Extraordinary Bronze Age Jewelry Hoard Discovered In A Carrot Field In Switzerland

Extraordinary Bronze Age Jewelry Hoard Discovered In A Carrot Field In Switzerland

Extraordinary Bronze Age Jewelry Hoard Discovered In A Carrot Field In Switzerland

A magnificent Bronze Age treasure has been discovered in Switzerland. The adventure started when Franz Zahn examined a freshly harvested carrot field in Güttingen with his metal detector.

When he found several Middle Bronze Age decorative discs, he immediately contacted the Office of Archaeology, which arranged the excavation and documentation of the artifacts.

Extraordinary Bronze Age Jewelry Hoard Discovered In A Carrot Field In Switzerland
Several remarkable Bronze Age artifacts were found in the field. Credit: Cantonal of Thurgau

Ancient Treasures Hidden In A Carrot Field

Franz Zahn has been working with his metal detectors for many years. During this time, he has unearthed several beautiful objects from the Iron and Bronze Ages, but this find is without something exceptional. He immediately recognized that these belonged to an accumulation of other finds. Could the artifact be grave goods?

With the farmer’s permission, archaeologists and volunteers excavated the area. Still, they could not find graves, and scientists suspect the jewelry must have been buried on-site in an organic container or sack.

A similar find had been discovered near Etzwilen two years ago, and researchers were hopeful there could be a connection between these two.

A  piece of the soil and the unearthed objects were transported to a laboratory in Frauenfeld for close examination.
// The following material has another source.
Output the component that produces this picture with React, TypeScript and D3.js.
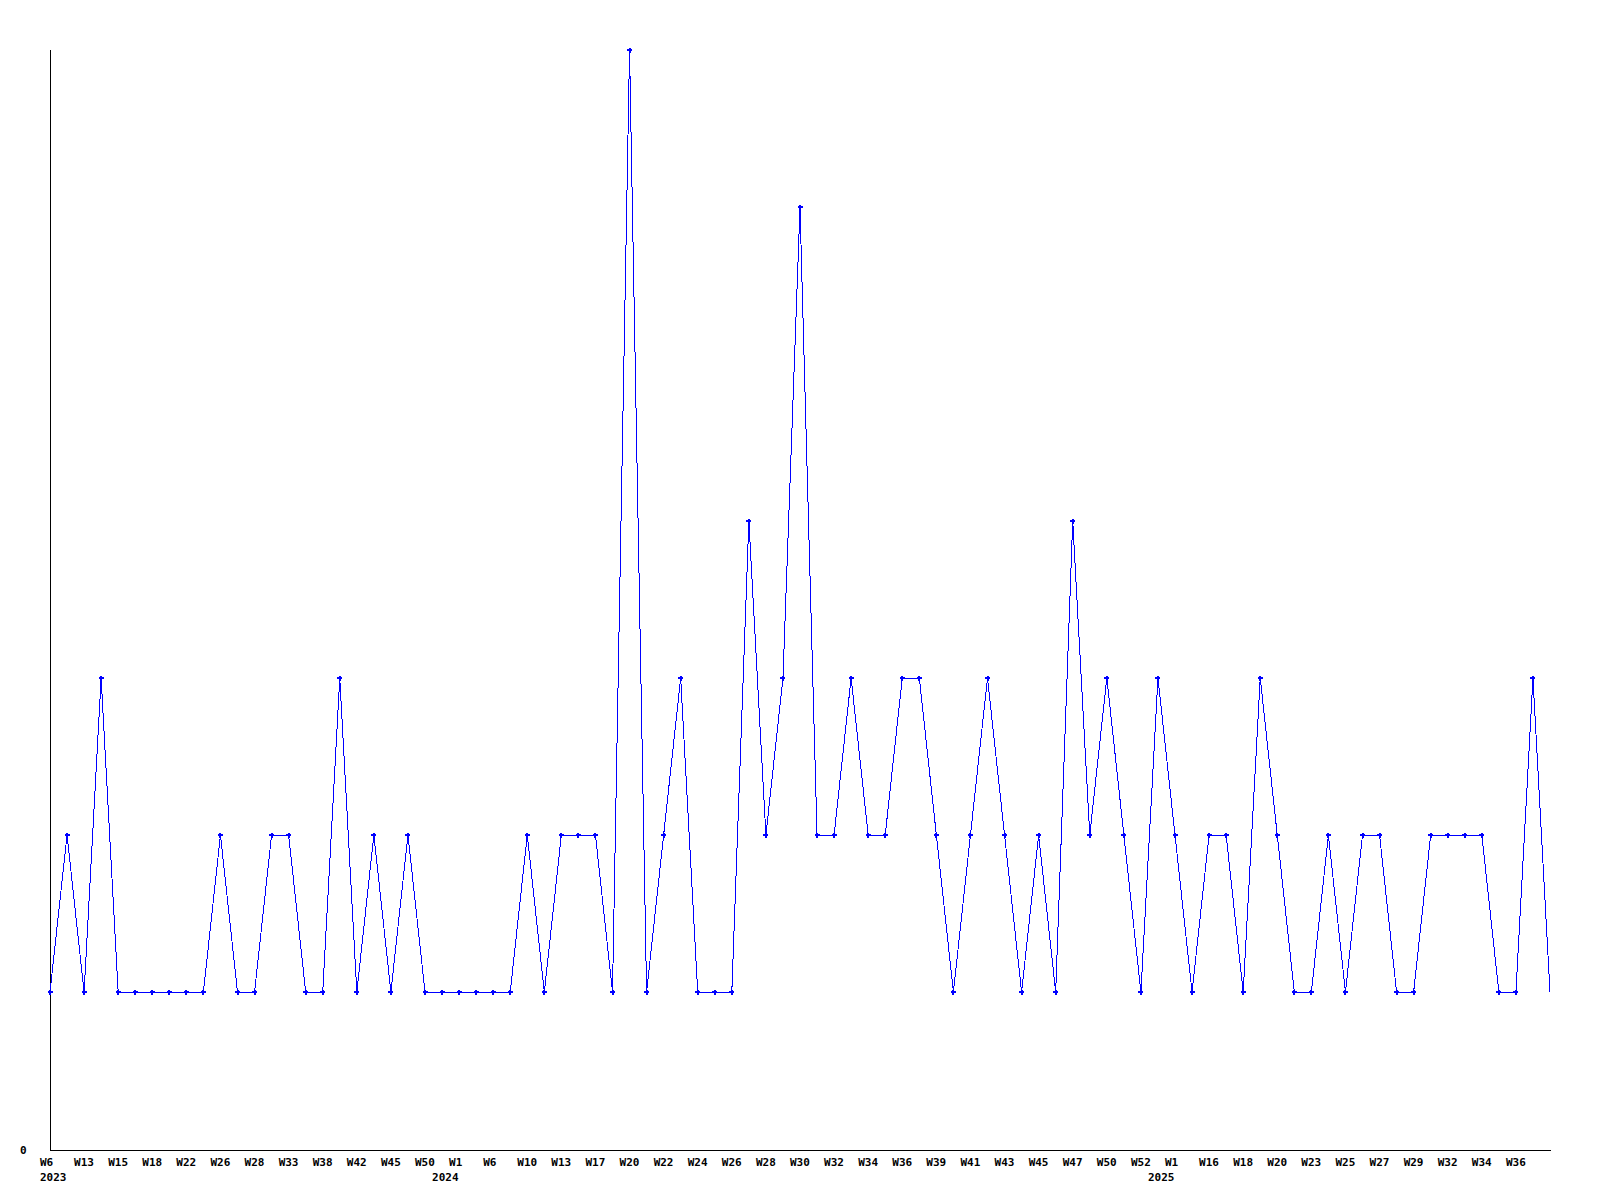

Other discs revealed a variety of small bronze spirals, jewelry items such as finger rings, and dozens of tiny amber beads. These beads, the size of pinheads, had to be removed individually with tweezers. Some wire spirals shone gold. An analysis brought certainty: it is actually gold.

The recovery of the artifacts. Credit: Cantonal of Thurgau

Finds such as a bronze arrowhead, a beaver tooth, a perforated bear tooth, a rock crystal, a fossilized shark tooth, a small ammonite, and several lumps of polish ore were surprising.
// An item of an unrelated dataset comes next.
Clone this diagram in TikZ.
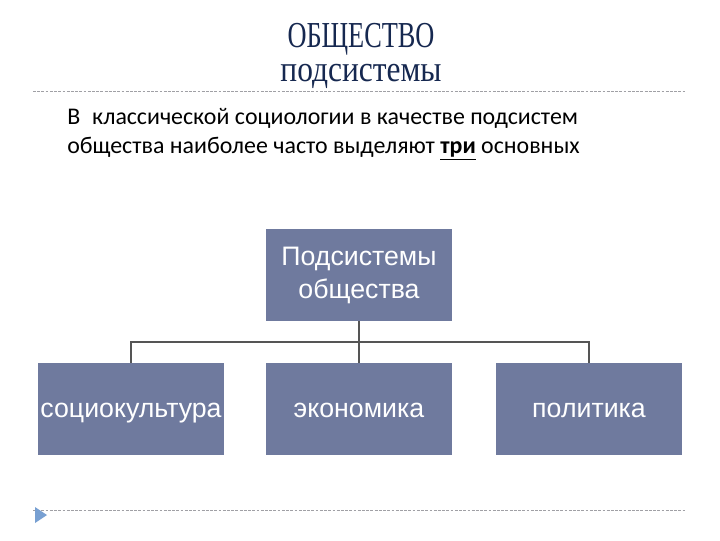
\documentclass[tikz,border=0pt]{standalone}
\usepackage{fontspec}
\usepackage{tikz}
\usetikzlibrary{positioning,calc}
\setmainfont{Liberation Sans}
\newfontfamily\titlefont[FakeStretch=0.72]{Liberation Serif}
\newfontfamily\subtitlefont[FakeStretch=0.86]{Liberation Serif}
\newfontfamily\introfont{Carlito}
\definecolor{slideNavy}  {RGB}{22,  40,  80}
\definecolor{boxSlate}   {RGB}{111, 122, 158}
\definecolor{treeGray}   {RGB}{85,  85,  85}
\definecolor{ruleGray}   {RGB}{160, 160, 165}
\definecolor{bulletBlue} {RGB}{120, 160, 210}

\tikzset{
  subbox/.style={fill=boxSlate,text=white,minimum width=4.65cm,
                 minimum height=2.3cm,align=center,inner sep=0pt,
                 font=\fontsize{19}{23.5}\selectfont},
  leafbox/.style={subbox,text height=16pt,text depth=4pt},
  headline/.style={slideNavy,inner sep=0pt},
  tree/.style={draw=treeGray,line width=1.4pt},
  slideline/.style={draw=ruleGray,line width=0.6pt,
                    dash pattern=on 2pt off 1pt}
}

\begin{document}
\begin{tikzpicture}[x=0.025cm,y=-0.025cm]

    \useasboundingbox[fill=white] (0,0) rectangle (720,540);

    % -- ЗАГОЛОВОК ---------------------------------------
    \node[headline,font=\titlefont\fontsize{26}{30}\selectfont] (title) at (361,39){
      ОБЩЕСТВО
    };
    \node[headline,font=\subtitlefont\fontsize{26}{30}\selectfont] (subtitle) at (361,76){
      подсистемы
    };

    \draw[slideline] (33,91) -- (686,91);

    % -- ТЕКСТ ---------------------------------------------
    \node[font=\introfont\fontsize{17}{21}\selectfont,align=left,
          anchor=north west,inner sep=0pt] (intro) at (67,108){
      В\enspace классической социологии в качестве подсистем\\
      общества наиболее часто выделяют \underline{\textbf{три}} основных
    };

    % -- СХЕМА ---------------------------------------------
    \node[subbox] (root) at (359,275){Подсистемы\\общества};

    \node[leafbox] (soc) at (131,409){социокультура};
    \node[leafbox] (eco) at (359,409){экономика};
    \node[leafbox] (pol) at (589,409){политика};

    \coordinate (fork) at (359,342);
    \draw[tree] (root.south) -- (eco.north);
    \draw[tree] (soc.north) |- (fork) -| (pol.north);

    % -- НИЖНЯЯ ЛИНИЯ --------------------------------------
    \draw[slideline] (33,510) -- (686,510);
    \fill[bulletBlue] (35,507) -- (47,515) -- (35,523) -- cycle;

\end{tikzpicture}
\end{document}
The scientists informed in a press release that the natural occurrence of these iron ore globules and ammonite is probably in the Schaffhausen area.

A Rich Woman With A Passion For Collecting

A total of 14 spiked discs were recovered. These are bronze discs with three ribs and a round thorn – or spike – in the middle. On one side, there was a narrow grommet through which a thread or leather strap could be pulled through. These are typical “costume jewelry” from the Bronze Age, more precisely, the Middle Bronze Age around 1500 B.C.

Exposure in the laboratory. Credit: Cantonal of Thurgau

As finds from graves show, women wore necklaces with these eye-catching discs, with spirals strung between them as spacers. Eleven of these spirals were found in Güttingen.

In addition, eight slightly larger spirals made of fine gold wire appeared, weighing over 21 grams. More than 100 amber beads and two finger rings with double spirals complete the ensemble.

Was there a jewelry box hidden here? Were the bear tooth, the rock crystal, and the selected fossils and stones a collection of curiosities or souvenirs from a visit to Klettgau? Or is there even more to it? Objects of this type may have been considered to have a unique, protective, or healing effect and may have been worn as a kind of amulet.

The depot came into the ground at a time when important advanced cultures were flourishing in the Mediterranean region in Egypt and Crete.

Future Museum Pieces

The Bronze Age objects are being restored so they can be exhibited in the Museum of Archeology in Frauenfeld next year. In addition, scientific analyses and careful documentation are planned.